Part of a data file
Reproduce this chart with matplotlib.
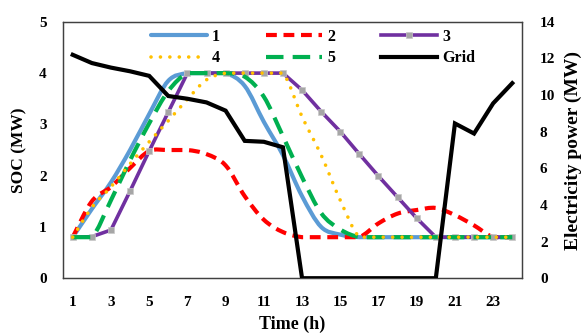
import numpy as np
import matplotlib
matplotlib.use("Agg")
import matplotlib.pyplot as plt
from matplotlib.path import Path
from matplotlib.patches import PathPatch
from matplotlib.lines import Line2D

plt.rcParams["font.family"] = ["Liberation Serif", "DejaVu Serif"]
plt.rcParams["font.weight"] = "bold"

hours = list(range(1, 25))

soc_1 = [0.8, 1.35, 1.87, 2.5, 3.2, 3.85, 4.0, 4.0, 4.0, 3.75, 3.05, 2.4,
         1.6, 1.0, 0.85, 0.8, 0.8, 0.8, 0.8, 0.8, 0.8, 0.8, 0.8, 0.8]
soc_2 = [0.8, 1.5, 1.78, 2.15, 2.48, 2.5, 2.5, 2.42, 2.2, 1.6, 1.14, 0.9,
         0.8, 0.8, 0.8, 0.8, 1.07, 1.26, 1.33, 1.37, 1.23, 1.03, 0.8, 0.8]
soc_3 = [0.8, 0.81, 0.94, 1.7, 2.48, 3.24, 4.0, 4.0, 4.0, 4.0, 4.0, 4.0,
         3.67, 3.25, 2.86, 2.42, 1.99, 1.58, 1.17, 0.8, 0.8, 0.8, 0.8, 0.8]
soc_4 = [0.8, 1.38, 1.78, 2.23, 2.66, 3.07, 3.49, 3.87, 4.0, 4.0, 4.0, 4.0,
         3.15, 2.4, 1.52, 0.8, 0.8, 0.8, 0.8, 0.8, 0.8, 0.8, 0.8, 0.8]
soc_5 = [0.8, 0.8, 1.52, 2.3, 3.02, 3.65, 4.0, 4.0, 4.0, 3.93, 3.54, 2.77,
         1.97, 1.27, 0.95, 0.8, 0.8, 0.8, 0.8, 0.8, 0.8, 0.8, 0.8, 0.8]
grid_power = [12.2, 11.75, 11.5, 11.3, 11.05, 9.95, 9.8, 9.6, 9.15, 7.5, 7.45, 7.15,
              0, 0, 0, 0, 0, 0, 0, 0, 8.45, 7.9, 9.55, 10.65]

series_names = ["1", "2", "3", "4", "5", "Grid"]
x_ticks = list(range(1, 24, 2))
soc_ticks = [0, 1, 2, 3, 4, 5]
power_ticks = [0, 2, 4, 6, 8, 10, 12, 14]


def smooth_path(x, y):
    """Cubic Bezier path through the points (Catmull-Rom style tangents)."""
    p = np.column_stack([x, y]).astype(float)
    n = len(p)
    verts = [p[0]]
    codes = [Path.MOVETO]
    for i in range(n - 1):
        p0 = p[i - 1] if i > 0 else p[i]
        p1 = p[i]
        p2 = p[i + 1]
        p3 = p[i + 2] if i + 2 < n else p[i + 1]
        c1 = p1 + (p2 - p0) / 6.0
        c2 = p2 - (p3 - p1) / 6.0
        # keep flat runs flat (no overshoot below/above a level segment)
        if p1[1] == p2[1]:
            c1[1] = p1[1]
            c2[1] = p2[1]
        verts += [c1, c2, p2]
        codes += [Path.CURVE4] * 3
    return Path(verts, codes)


fig = plt.figure(figsize=(5.85, 3.36), dpi=100)
ax = fig.add_axes([0.108, 0.172, 0.784, 0.763])
ax2 = ax.twinx()

styles = {
    "1": dict(color="#5B9BD5", lw=3.0, ls="-", capstyle="round"),
    "2": dict(color="#FF0000", lw=3.0, ls=(0, (2.6, 1.6)), capstyle="butt"),
    "4": dict(color="#FFC000", lw=2.6, ls=(0, (0.01, 2.6)), capstyle="round"),
    "5": dict(color="#00B050", lw=3.0, ls=(0, (4.2, 2.2)), capstyle="butt"),
}
purple = dict(color="#7030A0", lw=2.6, marker="s", markersize=4.0,
              markerfacecolor="#A6A6A6", markeredgecolor="#C8C8C8",
              markeredgewidth=0.5)


def add_smooth(axis, y, key, z):
    st = styles[key]
    patch = PathPatch(smooth_path(hours, y), facecolor="none", edgecolor=st["color"],
                      lw=st["lw"], linestyle=st["ls"], capstyle=st["capstyle"],
                      joinstyle="round", zorder=z)
    axis.add_patch(patch)


add_smooth(ax, soc_1, "1", 2)
add_smooth(ax, soc_2, "2", 3)
ax.plot(hours, soc_3, zorder=4, **purple)
add_smooth(ax, soc_5, "5", 5)
add_smooth(ax, soc_4, "4", 6)

ax2.plot(hours, grid_power, color="black", lw=3.0, solid_joinstyle="miter", zorder=5)

ax.set_xlim(0.5, 24.5)
ax.set_ylim(0, 5)
ax2.set_ylim(0, 14)
ax.set_xticks(x_ticks)
ax.set_yticks(soc_ticks)
ax2.set_yticks(power_ticks)

for a in (ax, ax2):
    a.tick_params(length=0, labelsize=11)
ax.tick_params(axis="x", pad=13)
ax.tick_params(axis="y", pad=12)
ax2.tick_params(axis="y", pad=13)
for lab in ax.get_xticklabels() + ax.get_yticklabels() + ax2.get_yticklabels():
    lab.set_fontweight("bold")

for a in (ax, ax2):
    for side, sp in a.spines.items():
        sp.set_color("#404040")
        sp.set_linewidth(0.9)

ax.set_ylabel("SOC (MW)", fontsize=12.5, fontweight="bold")
ax.yaxis.set_label_coords(-0.077, 0.5)
ax.set_xlabel("Time (h)", fontsize=13, fontweight="bold")
ax.xaxis.set_label_coords(0.5, -0.145)
ax2.set_ylabel("Electricity power (MW)", fontsize=14, fontweight="bold")
ax2.yaxis.set_label_coords(1.094, 0.5)

h1 = Line2D([], [], color=styles["1"]["color"], lw=3.0, solid_capstyle="round")
h2 = Line2D([], [], color=styles["2"]["color"], lw=3.0, ls=styles["2"]["ls"],
            dash_capstyle="butt")
h3 = Line2D([], [], markevery=[1], **purple)
h4 = Line2D([], [], color=styles["4"]["color"], lw=2.6, ls=styles["4"]["ls"],
            dash_capstyle="round")
h5 = Line2D([], [], color=styles["5"]["color"], lw=3.0, ls=styles["5"]["ls"],
            dash_capstyle="butt")
hg = Line2D([], [], color="black", lw=3.0)

# legend fills column by column, so order entries to read row-wise 1 2 3 / 4 5 Grid
handles = [h1, h4, h2, h5, h3, hg]
labels = [series_names[i] for i in (0, 3, 1, 4, 2, 5)]
leg = ax2.legend(handles, labels, ncol=3, loc="upper center",
                 bbox_to_anchor=(0.545, 1.03), frameon=False,
                 handlelength=3.5, handletextpad=0.3, columnspacing=2.9,
                 labelspacing=0.35, prop={"weight": "bold", "size": 11.5})

fig.savefig("out.png", dpi=100)
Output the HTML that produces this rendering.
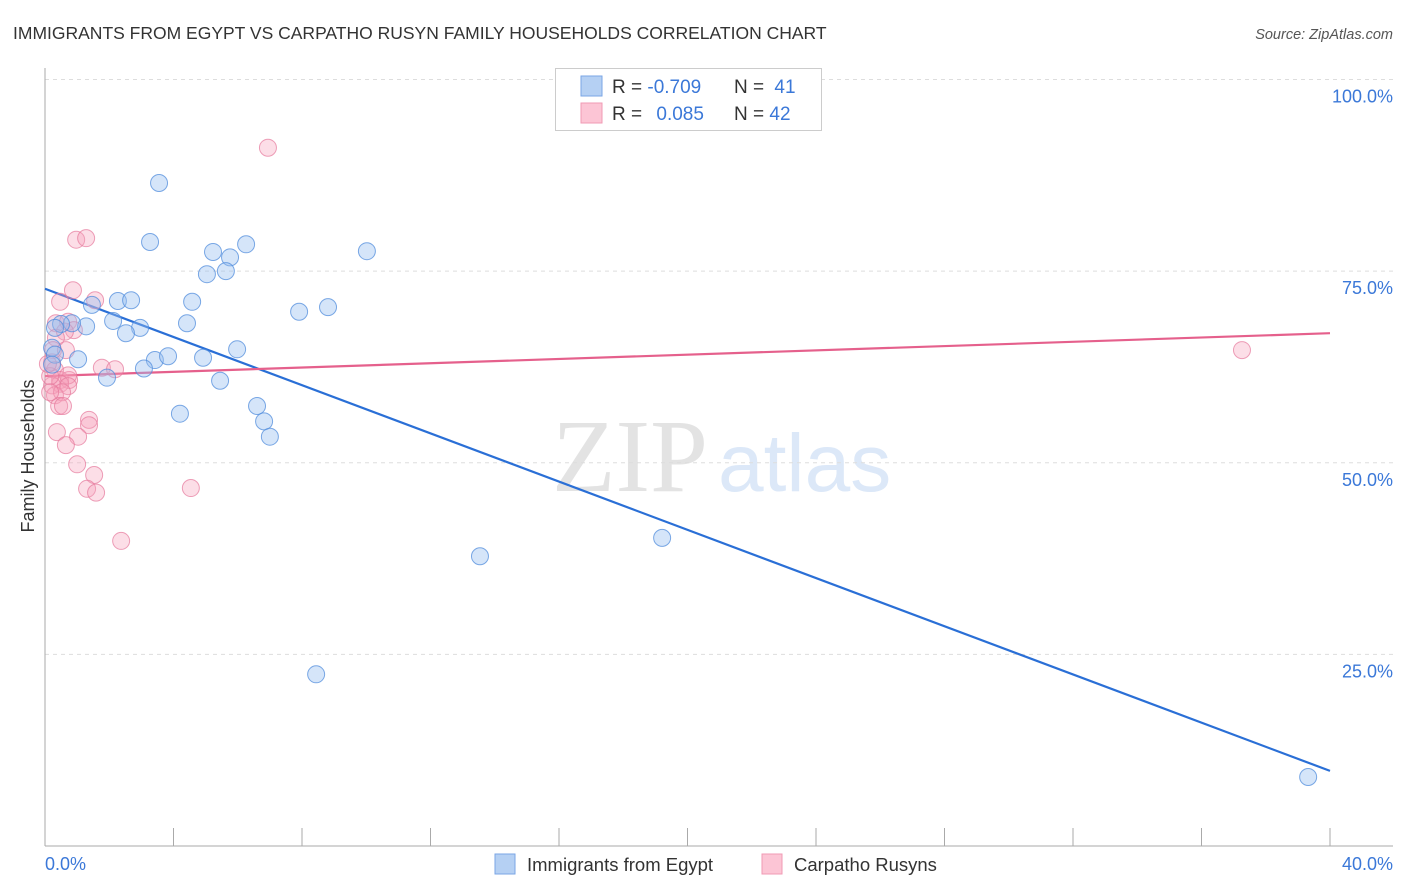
<!DOCTYPE html>
<html><head><meta charset="utf-8">
<style>
body{margin:0;background:#fff;font-family:"Liberation Sans",sans-serif;}
svg{display:block}
</style></head>
<body>
<svg id="chart" width="1406" height="892" viewBox="0 0 1406 892" xmlns="http://www.w3.org/2000/svg">
<text x="13" y="39" font-size="17.5" fill="#333">IMMIGRANTS FROM EGYPT VS CARPATHO RUSYN FAMILY HOUSEHOLDS CORRELATION CHART</text>
<text x="1393" y="39" font-size="14.5" fill="#555" font-style="italic" text-anchor="end">Source: ZipAtlas.com</text>
<g>
<text x="552" y="491" font-family="Liberation Serif,serif" font-size="104" fill="#e3e3e3">ZIP</text>
<text x="718" y="491" font-size="82" fill="#dce8f8">atlas</text>
</g>
<g id="grid"></g>
<g id="axes"></g>
<g id="trend"></g>
<g id="points"></g>
<g>
<rect x="555.5" y="68.5" width="266" height="62" fill="#fff" stroke="#ccc"/>
<rect x="581" y="76" width="21" height="20" fill="#b5d0f3" stroke="#7aa6e6"/>
<rect x="581" y="103" width="21" height="20" fill="#fcc5d5" stroke="#f09ab4"/>
<text x="612" y="93" font-size="19" fill="#333">R = <tspan fill="#3b78d8">-0.709</tspan></text>
<text x="734" y="93" font-size="19" fill="#333">N = <tspan fill="#3b78d8" dx="5">41</tspan></text>
<text x="612" y="120" font-size="19" fill="#333">R = <tspan fill="#3b78d8" dx="9">0.085</tspan></text>
<text x="734" y="120" font-size="19" fill="#333">N = <tspan fill="#3b78d8">42</tspan></text>
</g>
<g>
<rect x="495" y="854" width="20" height="20" fill="#b5d0f3" stroke="#7aa6e6"/>
<text x="527" y="871" font-size="18.5" fill="#333">Immigrants from Egypt</text>
<rect x="762" y="854" width="20" height="20" fill="#fcc5d5" stroke="#f09ab4"/>
<text x="794" y="871" font-size="18.5" fill="#333">Carpatho Rusyns</text>
</g>
<text transform="translate(34,456) rotate(-90)" font-size="18" fill="#333" text-anchor="middle">Family Households</text>
</svg>
<script>
const blueX=[3.55,3.27,5.23,5.76,6.26,10.02,5.04,5.63,2.27,2.68,4.58,1.46,7.91,8.81,2.12,2.96,4.42,2.52,1.28,0.84,0.50,5.98,1.03,3.42,3.83,4.92,3.08,1.93,5.45,4.20,6.60,6.82,7.00,13.54,19.21,8.44,39.32,0.22,0.31,0.22,0.31];
const blueY=[86.5,78.8,77.5,76.8,78.5,77.6,74.6,75.0,71.1,71.2,71.0,70.6,69.7,70.3,68.5,67.6,68.2,66.9,67.8,68.2,68.1,64.8,63.5,63.4,63.9,63.7,62.3,61.1,60.7,56.4,57.4,55.4,53.4,37.8,40.2,22.4,9.0,65.0,64.1,62.8,67.6];
const pinkX=[6.94,0.97,1.28,0.87,0.47,1.56,0.34,0.72,0.90,0.62,0.34,0.25,0.22,0.65,0.31,0.47,0.75,0.72,0.47,0.22,0.72,0.31,0.53,0.44,0.56,1.77,2.18,1.37,1.37,0.37,1.03,0.65,1.00,1.53,1.31,1.59,4.54,2.37,37.26,0.16,0.09,0.16];
const pinkY=[91.1,79.1,79.3,72.5,71.0,71.2,68.2,68.4,67.3,67.1,66.3,64.7,63.1,64.7,62.1,60.8,60.8,61.4,60.3,60.1,60.0,58.8,59.2,57.4,57.4,62.4,62.2,55.6,54.9,54.0,53.4,52.3,49.8,48.4,46.6,46.1,46.7,39.8,64.7,61.3,62.9,59.2];
const trendX=[0,40];
const blueTrend=[72.7,9.8];
const pinkTrend=[61.3,66.9];
const yTicks=[25,50,75,100];
const yTickLabels=["25.0%","50.0%","75.0%","100.0%"];
const xTickCount=10;

const NS="http://www.w3.org/2000/svg";
const X0=45,X1=1330,Y0=846,Y100=79.5;
const sx=v=>X0+(v/40)*(X1-X0);
const sy=v=>Y0-(v/100)*(Y0-Y100);
function mk(tag,attrs,parent){const e=document.createElementNS(NS,tag);for(const k in attrs)e.setAttribute(k,attrs[k]);document.getElementById(parent).appendChild(e);return e;}

yTicks.forEach((t,i)=>{
  const g=mk('line',{x1:X0,x2:1393,y1:sy(t),y2:sy(t),stroke:'#ddd','stroke-dasharray':'4,4'},'grid');
  
  
  const l=mk('text',{x:1393,y:sy(t)+23,'font-size':18,fill:'#3b78d8','text-anchor':'end'},'grid');
  l.textContent=yTickLabels[i];
  
  
});
const ya=mk('line',{x1:X0,x2:X0,y1:68,y2:Y0,stroke:'#aaa'},'axes');


const xa=mk('line',{x1:X0,x2:1393,y1:Y0,y2:Y0,stroke:'#aaa'},'axes');


for(let i=0;i<=xTickCount;i++){
  const v=40*i/xTickCount;
  const t=mk('line',{x1:sx(v),x2:sx(v),y1:828,y2:Y0,stroke:'#aaa'},'axes');
  
  
}
const xl0=mk('text',{x:X0,y:870,'font-size':18,fill:'#3b78d8'},'axes');xl0.textContent='0.0%';


const xl1=mk('text',{x:1393,y:870,'font-size':18,fill:'#3b78d8','text-anchor':'end'},'axes');xl1.textContent='40.0%';



pinkX.forEach((x,i)=>{
  const c=mk('circle',{cx:sx(x),cy:sy(pinkY[i]),r:8.5,fill:'rgba(245,160,185,0.35)',stroke:'rgba(230,120,155,0.7)','stroke-width':1},'points');
  
  
});
blueX.forEach((x,i)=>{
  const c=mk('circle',{cx:sx(x),cy:sy(blueY[i]),r:8.5,fill:'rgba(150,190,240,0.4)',stroke:'rgba(80,140,220,0.75)','stroke-width':1},'points');
  
  
});
const bl=mk('line',{x1:sx(trendX[0]),y1:sy(blueTrend[0]),x2:sx(trendX[1]),y2:sy(blueTrend[1]),stroke:'#2a6fd6','stroke-width':2.2},'trend');


const pl=mk('line',{x1:sx(trendX[0]),y1:sy(pinkTrend[0]),x2:sx(trendX[1]),y2:sy(pinkTrend[1]),stroke:'#e5608c','stroke-width':2.2},'trend');


</script>
</body></html>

### Your task
Copy out every line of the data that includes the word "matplotlib".

### Solved problem
Reproduce this chart with matplotlib.
import matplotlib
matplotlib.use("Agg")
import matplotlib.pyplot as plt
from matplotlib.path import Path
from matplotlib.patches import PathPatch
from matplotlib.lines import Line2D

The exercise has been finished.